Depois da estreia em Ovar, no passado mês de Setembro, “Chuva Pasmada” voltou à cena para uma representação única em Sever do Vouga. Em dia de festa e de celebração pelo 24.º aniversário do seu Centro das Artes do Espectáculo, os severenses cruzaram-se com a prosa poética de Mia Couto e perceberam, entre nuvens remexidas e lentilhas atiradas ao ar, que o teatro é também uma forma de salvação. Numa peça que tanto disse a muitos dos presentes – “Chuva Pasmada” foi mesmo a minha estreia em palco -, olhá-la do lado do espectador, após ter sido vivida na pele do actor, não podia deixar de ter um significado especial. Não que nela não houvesse já a certeza da viagem, o assombro do reencontro com a escrita de Mia Couto, a inteligência e delicadeza de uma encenação atenta ao mais ínfimo detalhe, a embriaguez de uma música emotiva, o espanto perante tão poderosas interpretações. Mas porque voltar a mergulhar num texto onde a chuva se detém pasmada e a mente aprende a sonhar, é renovar a ideia de que o teatro prolonga a página, que a palavra dita faz eco no sentir, que as emoções invadem o coração como água: “Clara, farta, risonha”.

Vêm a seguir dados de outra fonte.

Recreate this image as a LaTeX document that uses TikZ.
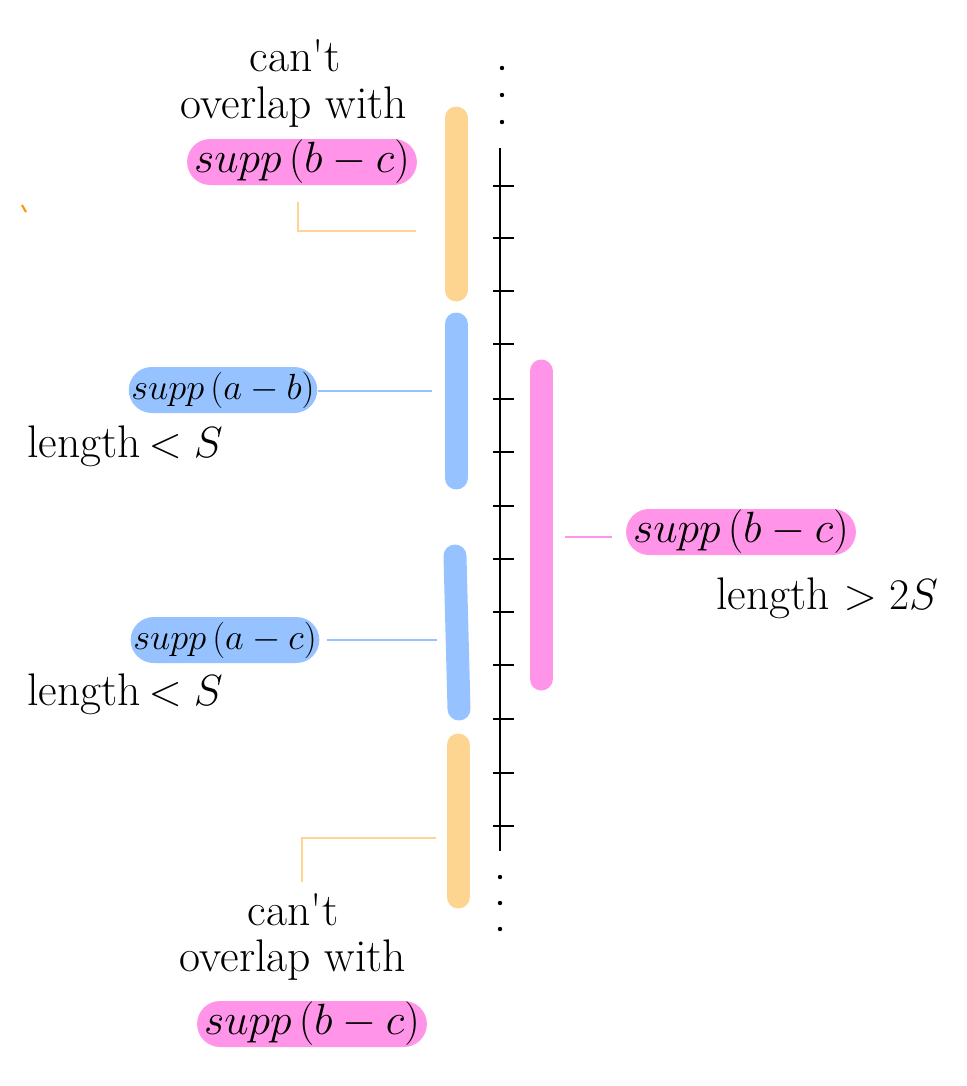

“Chuva Pasmada” é um imenso, intenso milagre. A sensibilidade que Mia Couto coloca em cada palavra, a forma como, entre a voz e o silêncio, leva a que identidade e memória dancem em comunhão, é um convite à autodescoberta, um rasgar de atalhos para o mais fundo de cada um de nós. Motor secreto da peça e do romance, o amor é semente capaz de transformar dúvidas em certezas, a hesitação em voo, o receio em pertença. A materialização de todo este imaginário fabuloso constrói-se em comunhão de talentos: Onde apenas existiam telas, as luzes abrem rios; o vazio veste-se de emoção ao som de uma música inspirada; o invisível faz-se presente na riqueza dos sons; os figurinos acrescentam cor à própria respiração. E há os actores, enormes de talento, a provarem que o teatro é vida... e a vida é o teatro. Em harmonia, tudo vibra como na pequena aldeia, onde o natural e o sobrenatural se passeiam de mãos dadas e as histórias adormecidas vêm à superfície ao menor rumor de transformação ou magia.

Em Sever do Vouga, palco e plateia voltaram a partilhar os mesmos ventos. Ambos foram lugares de fronteira ao longo da qual nos reinventámos face aos nossos medos e incertezas, à nossa própria finitude. Nesse lugar de partilha, onde a inocência das crianças e o saber dos mais velhos alcança o equilíbrio num mesmo fôlego, é em conjunto que se molda o corpo ao verbo e o verbo ao corpo. Em Sever do Vouga, como em Ovar, o teatro levou a que cada espectador fizesse o mais difícil, o olhar-se no outro, o ver-se nele sem sobranceria ou imodéstia – antes de forma cúmplice, com humildade e empatia, actores que todos somos no palco desta vida. Então fomos capazes de rir e chorar, na certeza de quem aceita sonhar o mesmo sonho. Da vulnerabilidade de uns e do silêncio atento de outros, nasceu um pacto invisível entre quem sabe reconhecer-se na mesma emoção, o palco como espelho encantado onde cada gesto encontra quem o acolha e cada olhar abraça quem o transforme em magia. No final, todos - narradora com narradora, forasteiro com forasteiro, patrão da fábrica com patrão da fábrica - se cingiram num abraço, gratos pelo milagre que é o teatro.